Exodus 6:28-11:10 has been made into multiple movies telling of the encounters between Pharaoh and Moses, the kingdom of this world versus the kingdom of God. “Let my people go,” takes ten plagues. If God is God then why not just zap Pharaoh with plague ten, the death of the first-born, and let Moses lead the people to the Promised Land? It seems that is not the way an epic hero works with fragile humans and with stubborn enemies. Think, in a good movie there is usually a rescue plan that needs to be planned, executed and occupies a good part of the movie. Pharaoh was stubborn and thought he was god. Moses was new to leadership and needed to be formed.
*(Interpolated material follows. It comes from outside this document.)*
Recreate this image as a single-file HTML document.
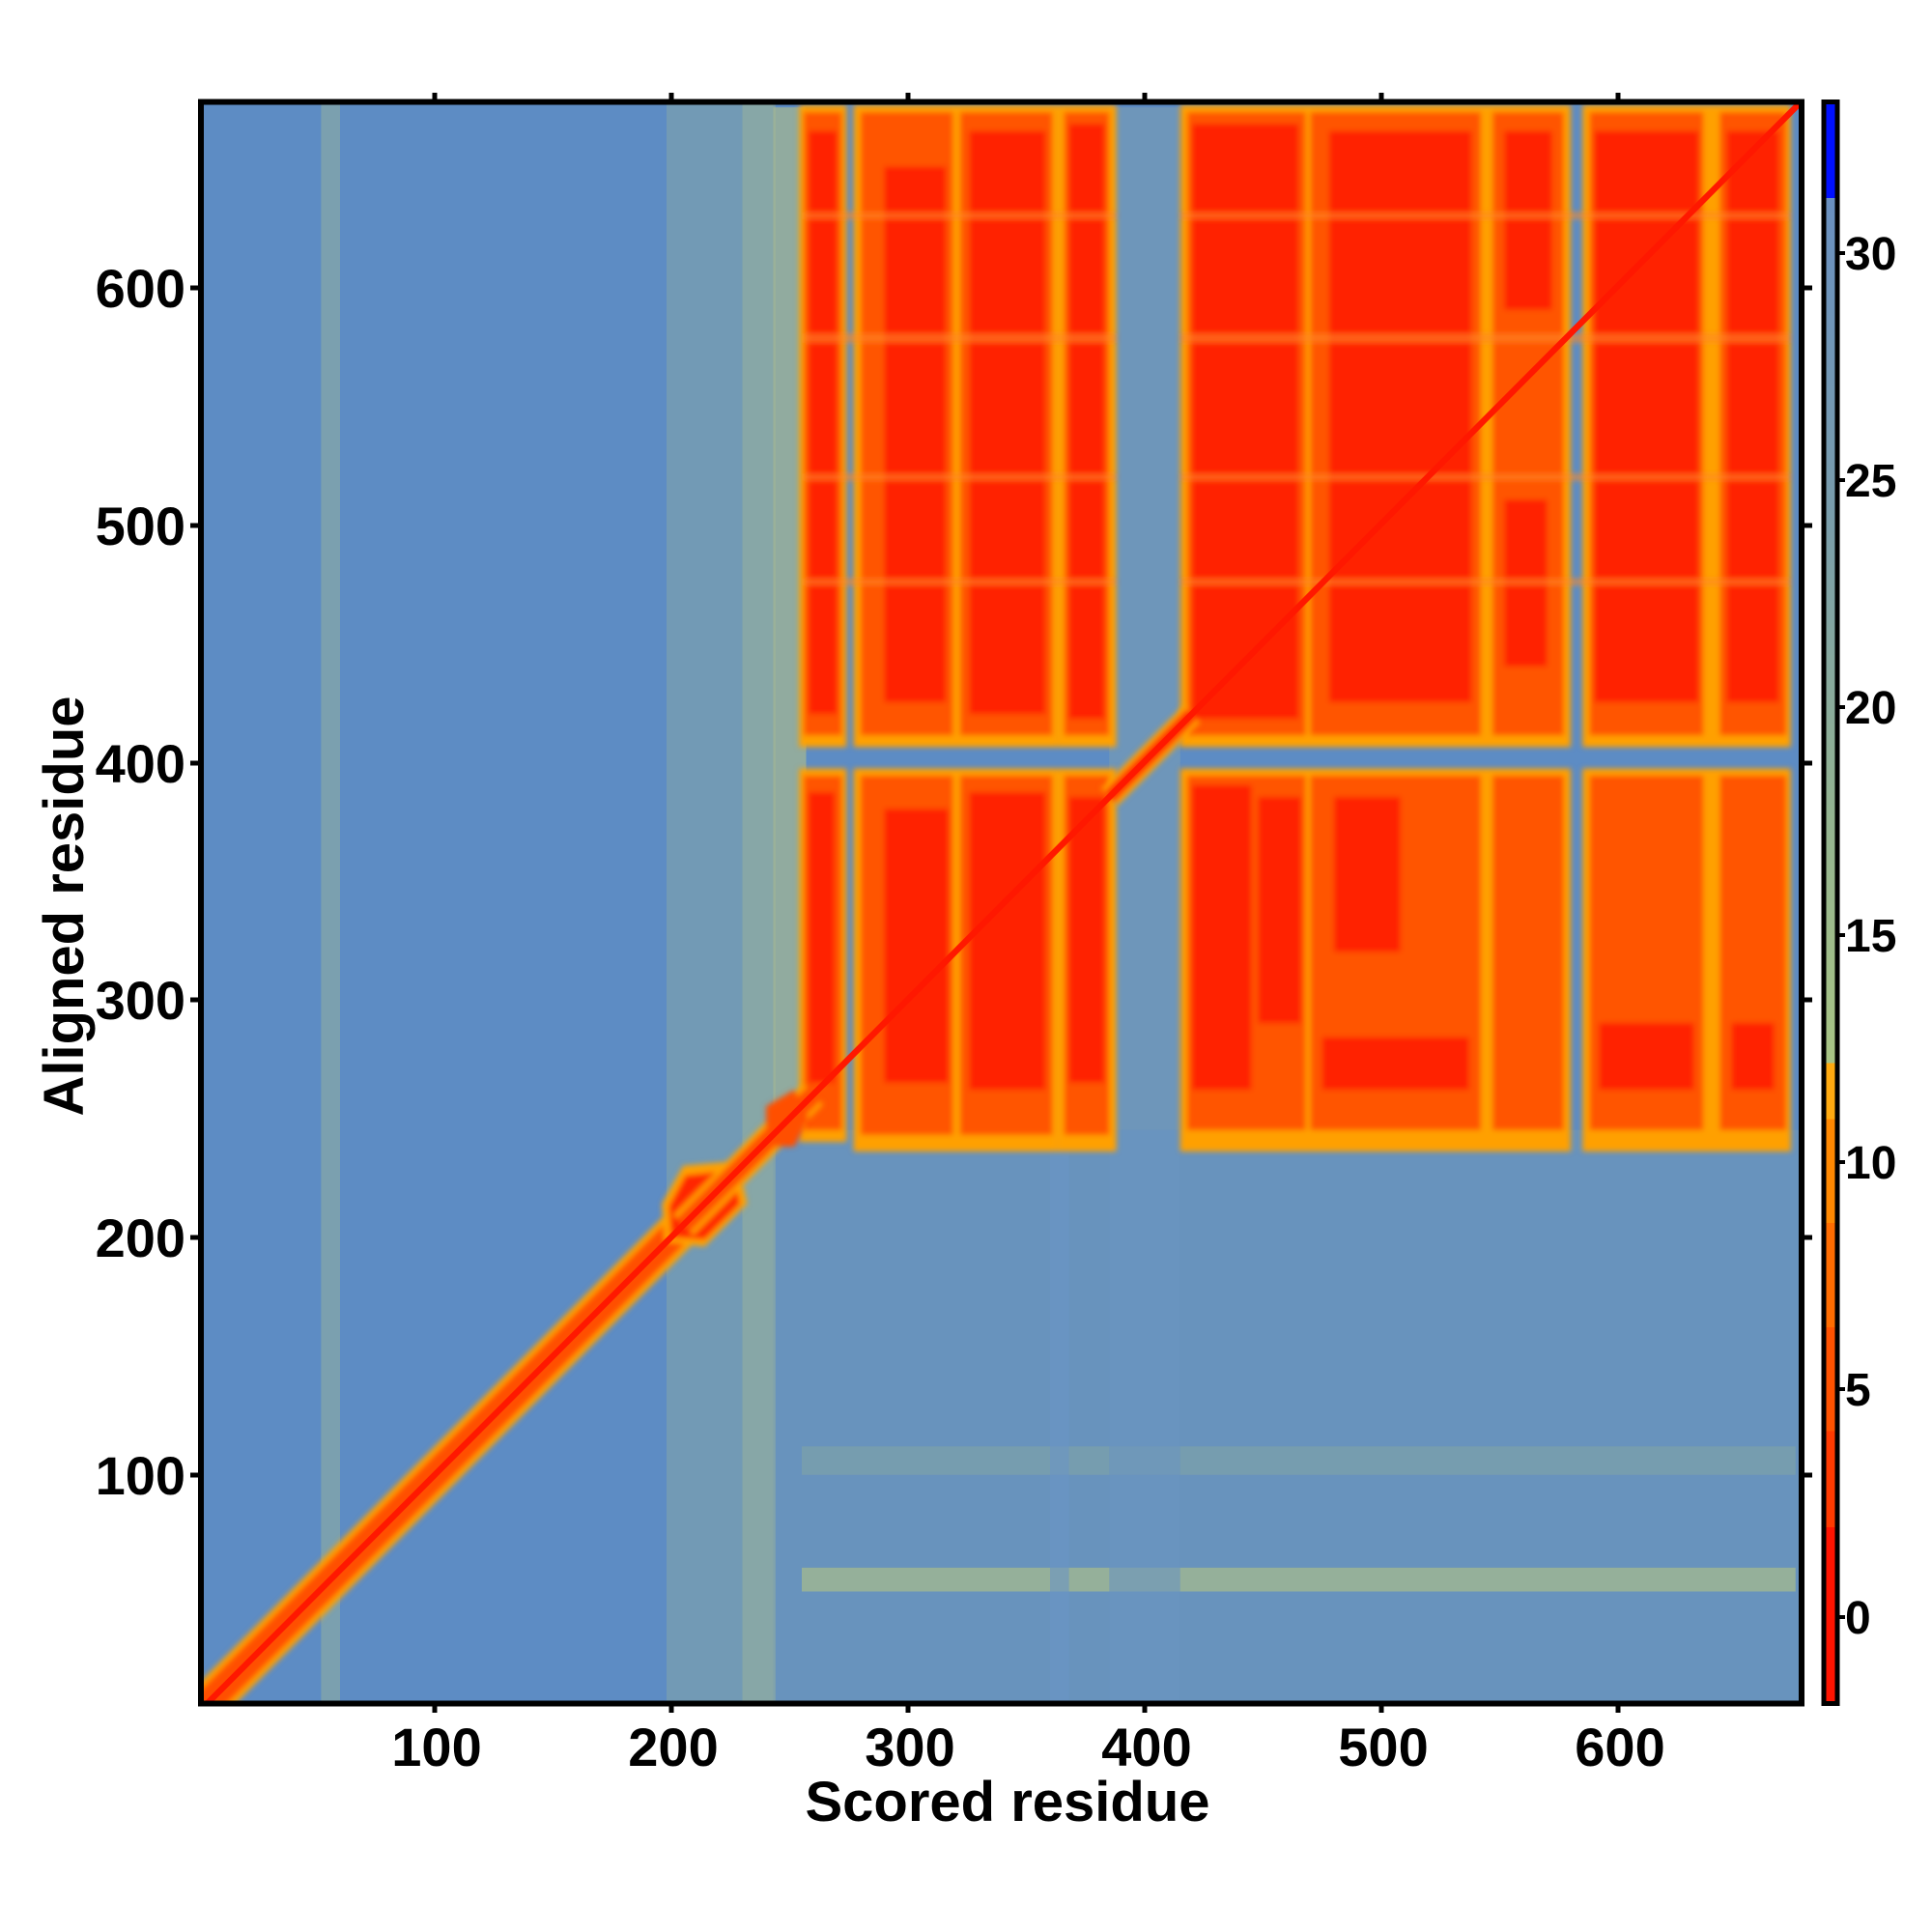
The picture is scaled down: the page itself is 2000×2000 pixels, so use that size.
<!DOCTYPE html>
<html><head><meta charset="utf-8"><style>
body{margin:0;background:#fff;}
svg{display:block;font-family:"Liberation Sans",sans-serif;font-weight:bold;}
</style></head><body>
<svg width="2000" height="2000" viewBox="0 0 2000 2000" xmlns="http://www.w3.org/2000/svg">
<defs>
<clipPath id="pc"><rect x="208" y="106" width="1657" height="1657"/></clipPath>
<linearGradient id="cb" x1="0" y1="1" x2="0" y2="0">
<stop offset="0" stop-color="#ff1400"/><stop offset="0.11" stop-color="#ff1400"/>
<stop offset="0.11" stop-color="#ff3a00"/><stop offset="0.17" stop-color="#ff3a00"/>
<stop offset="0.17" stop-color="#ff5200"/><stop offset="0.235" stop-color="#ff5200"/>
<stop offset="0.235" stop-color="#ff6c00"/><stop offset="0.30" stop-color="#ff6c00"/>
<stop offset="0.30" stop-color="#ff8800"/><stop offset="0.365" stop-color="#ff8800"/>
<stop offset="0.365" stop-color="#ffaa10"/><stop offset="0.40" stop-color="#ffaa10"/>
<stop offset="0.40" stop-color="#a8c484"/><stop offset="0.55" stop-color="#94b490"/>
<stop offset="0.75" stop-color="#789cac"/><stop offset="0.94" stop-color="#6a90c0"/>
<stop offset="0.94" stop-color="#0010ff"/><stop offset="1" stop-color="#0010ff"/>
</linearGradient>
<filter id="bl" x="-10%" y="-10%" width="120%" height="120%"><feGaussianBlur stdDeviation="1.2"/></filter>
</defs>

<g clip-path="url(#pc)">
<rect x="200" y="100" width="1670" height="1670" fill="#5d8cc4"/>
<g transform="translate(205,1773) scale(2.45,-2.462)">
 <g fill="#9ab49a" opacity="0.5">
  <rect x="52" y="0" width="8" height="680"/>
  <rect x="198" y="0" width="45" height="680" opacity="0.7"/>
  <rect x="243" y="0" width="440" height="245" fill="#7c9eb4" opacity="0.8"/>
 </g>
 <rect x="230" y="0" width="14" height="680" fill="#9cb49a" opacity="0.5"/>
 <rect x="243" y="245" width="14" height="430" fill="#a8b890" opacity="0.7"/>
 <rect x="255" y="51" width="420" height="10" fill="#a8bc8c" opacity="0.7"/>
 <rect x="255" y="100" width="420" height="12" fill="#8cac9c" opacity="0.4"/>
 <rect x="385" y="0" width="30" height="245" fill="#6a94c0" opacity="0.6"/>
 <rect x="360" y="0" width="8" height="245" fill="#6a94c4" opacity="0.6"/>
 <rect x="385" y="245" width="30" height="430" fill="#80a0b0" opacity="0.5"/>

 <g filter="url(#bl)">
  <g fill="#ffa000">
   <rect x="254" y="406" width="20" height="270"/><rect x="254" y="240" width="20" height="157"/>
   <rect x="277" y="406" width="86" height="270"/><rect x="277" y="236" width="86" height="161"/>
   <rect x="363" y="406" width="25" height="270"/><rect x="363" y="236" width="25" height="161"/>
   <rect x="415" y="406" width="165" height="270"/><rect x="415" y="236" width="165" height="161"/>
   <rect x="585" y="406" width="88" height="270"/><rect x="585" y="236" width="88" height="161"/>
  </g>
  <g fill="#ff5400">
   <rect x="256" y="411" width="16" height="262"/><rect x="256" y="245" width="16" height="149"/>
   <rect x="280" y="411" width="39" height="262"/><rect x="280" y="243" width="39" height="151"/>
   <rect x="322" y="411" width="39" height="262"/><rect x="322" y="243" width="39" height="151"/>
   <rect x="366" y="411" width="19" height="262"/><rect x="366" y="243" width="19" height="151"/>
   <rect x="418" y="411" width="50" height="262"/><rect x="418" y="245" width="50" height="149"/>
   <rect x="470" y="411" width="72" height="262"/><rect x="470" y="245" width="72" height="149"/>
   <rect x="547" y="411" width="30" height="262"/><rect x="547" y="245" width="30" height="149"/>
   <rect x="588" y="411" width="48" height="262"/><rect x="588" y="245" width="48" height="149"/>
   <rect x="643" y="411" width="28" height="262"/><rect x="643" y="245" width="28" height="149"/>
  </g>
  <g fill="#ff2200">
   <rect x="258" y="420" width="12" height="245"/><rect x="258" y="265" width="11" height="122"/>
   <rect x="290" y="425" width="26" height="225"/><rect x="290" y="265" width="27" height="115"/>
   <rect x="326" y="420" width="32" height="245"/>
   <rect x="326" y="262" width="32" height="125"/>
   <rect x="368" y="418" width="15" height="250"/><rect x="368" y="265" width="15" height="120"/>
   <rect x="420" y="418" width="45" height="250"/>
   <rect x="420" y="262" width="25" height="128"/><rect x="448" y="290" width="18" height="95"/>
   <rect x="478" y="425" width="60" height="240"/>
   <rect x="475" y="262" width="62" height="22"/><rect x="480" y="320" width="28" height="65"/>
   <rect x="552" y="590" width="20" height="75"/><rect x="552" y="440" width="18" height="70"/>
   <rect x="590" y="425" width="44" height="240"/>
   <rect x="592" y="262" width="40" height="28"/>
   <rect x="646" y="425" width="22" height="240"/><rect x="648" y="262" width="18" height="28"/>
  </g>
  <g fill="#ff8a20" opacity="0.6">
   <rect x="256" y="474" width="132" height="3"/><rect x="415" y="474" width="258" height="3"/>
   <rect x="256" y="518" width="132" height="3"/><rect x="415" y="518" width="258" height="3"/>
   <rect x="256" y="576" width="132" height="4"/><rect x="415" y="576" width="258" height="4"/>
   <rect x="256" y="628" width="132" height="3"/><rect x="415" y="628" width="258" height="3"/>
  </g>
 </g>

 <g filter="url(#bl)">
  <line x1="0" y1="0" x2="205" y2="205" stroke="#ffa000" stroke-width="17"/>
  <line x1="0" y1="0" x2="205" y2="205" stroke="#ff5000" stroke-width="12"/>
  <polygon points="197,198 214,196 232,214 228,232 205,230 196,214" fill="#ffa000"/>
  <polygon points="200,200 214,199 229,214 226,228 206,226 199,213" fill="#ff2800"/>
  <line x1="205" y1="205" x2="260" y2="260" stroke="#ffa000" stroke-width="12"/>
  <line x1="205" y1="205" x2="260" y2="260" stroke="#ff5000" stroke-width="8"/>
  <polygon points="240,238 252,238 258,250 252,262 240,255" fill="#ff5000"/>
  <line x1="385" y1="385" x2="420" y2="420" stroke="#ffa000" stroke-width="10"/>
  <line x1="385" y1="385" x2="420" y2="420" stroke="#ff3000" stroke-width="6"/>
 </g>
 <line x1="0" y1="0" x2="680" y2="680" stroke="#ff1800" stroke-width="2.6"/>
</g>
</g>

<rect x="208" y="105.5" width="1657" height="1658" fill="none" stroke="#000" stroke-width="6"/>
<g stroke="#000" stroke-width="5">
 <line x1="450" y1="96" x2="450" y2="103"/><line x1="695" y1="96" x2="695" y2="103"/>
 <line x1="940" y1="96" x2="940" y2="103"/><line x1="1185" y1="96" x2="1185" y2="103"/>
 <line x1="1430" y1="96" x2="1430" y2="103"/><line x1="1675" y1="96" x2="1675" y2="103"/>
 <line x1="450" y1="1766" x2="450" y2="1773"/><line x1="695" y1="1766" x2="695" y2="1773"/>
 <line x1="940" y1="1766" x2="940" y2="1773"/><line x1="1185" y1="1766" x2="1185" y2="1773"/>
 <line x1="1430" y1="1766" x2="1430" y2="1773"/><line x1="1675" y1="1766" x2="1675" y2="1773"/>
 <line x1="197" y1="1527" x2="205" y2="1527"/><line x1="197" y1="1281" x2="205" y2="1281"/>
 <line x1="197" y1="1035" x2="205" y2="1035"/><line x1="197" y1="790" x2="205" y2="790"/>
 <line x1="197" y1="544" x2="205" y2="544"/><line x1="197" y1="298" x2="205" y2="298"/>
 <line x1="1868" y1="1527" x2="1876" y2="1527"/><line x1="1868" y1="1281" x2="1876" y2="1281"/>
 <line x1="1868" y1="1035" x2="1876" y2="1035"/><line x1="1868" y1="790" x2="1876" y2="790"/>
 <line x1="1868" y1="544" x2="1876" y2="544"/><line x1="1868" y1="298" x2="1876" y2="298"/>
</g>
<g font-size="56" fill="#000">
 <g text-anchor="end">
  <text x="192" y="1547">100</text><text x="192" y="1301">200</text>
  <text x="192" y="1055">300</text><text x="192" y="810">400</text>
  <text x="192" y="564">500</text><text x="192" y="318">600</text>
 </g>
 <g text-anchor="middle">
  <text x="452" y="1828">100</text><text x="697" y="1828">200</text>
  <text x="942" y="1828">300</text><text x="1187" y="1828">400</text>
  <text x="1432" y="1828">500</text><text x="1677" y="1828">600</text>
 </g>
 <text x="1043" y="1885" text-anchor="middle" font-size="58">Scored residue</text>
 <text transform="translate(86,938) rotate(-90)" text-anchor="middle" font-size="58">Aligned residue</text>
</g>

<rect x="1888" y="105.5" width="14" height="1658" fill="url(#cb)" stroke="#000" stroke-width="5"/>
<g stroke="#000" stroke-width="4">
 <line x1="1902" y1="262" x2="1910" y2="262"/><line x1="1902" y1="497" x2="1910" y2="497"/>
 <line x1="1902" y1="732" x2="1910" y2="732"/><line x1="1902" y1="968" x2="1910" y2="968"/>
 <line x1="1902" y1="1203" x2="1910" y2="1203"/><line x1="1902" y1="1438" x2="1910" y2="1438"/>
 <line x1="1902" y1="1674" x2="1910" y2="1674"/>
</g>
<g font-size="48" fill="#000">
 <text x="1910" y="279">30</text><text x="1910" y="514">25</text>
 <text x="1910" y="749">20</text><text x="1910" y="985">15</text>
 <text x="1910" y="1220">10</text><text x="1910" y="1455">5</text>
 <text x="1910" y="1691">0</text>
</g>
</svg>
</body></html>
The people did not know the “I AM.” When we say “I do” at the altar or before the adoption judge, that is only a declaration of relationship but it is not the stuff that makes up relationship as we live into the reality.
As the plagues unfold, God defeats the gods of Egypt and ultimately shows himself as a real God and not Pharaoh. The Egyptians and the Hebrews witness and are immersed in the unfolding drama. The God who created the heavens and the earth that daily testify to his presence now takes on new dimensions. Moses speaks for him predicting the plagues and punishment of rejection of him. God is not just far away in the heavens but is involved in “good government” of his creation. God’s desire is liberation of his people to live in a “promised land” where they can freely worship under his guidelines that will be revealed. But God does not just zap us and make it happen. Growth is a process.
Why? God is revealing his character and God is forming people. So how does that apply to my life today? Relationships cannot be forced or dictated. The song goes “if I had never had trials, I’d never know what God can do.” It doesn’t make the troubles we go through fun or easy nor does it mean we have done something wrong. The Hebrews were not being punished for sins but were participants in an unfolding epic story that will be told for generations to come. I am challenged to ponder my story that will pass down to others. Perhaps the challenge today is to know the “I AM” better and to look for his hand working in our world. Perhaps the challenge is to reflect on how my story is forming. In either case, we are in the hands of a God who is working with the world around us and the powers that oppress us and he is working to form us into our best selves. Whew. Thank you.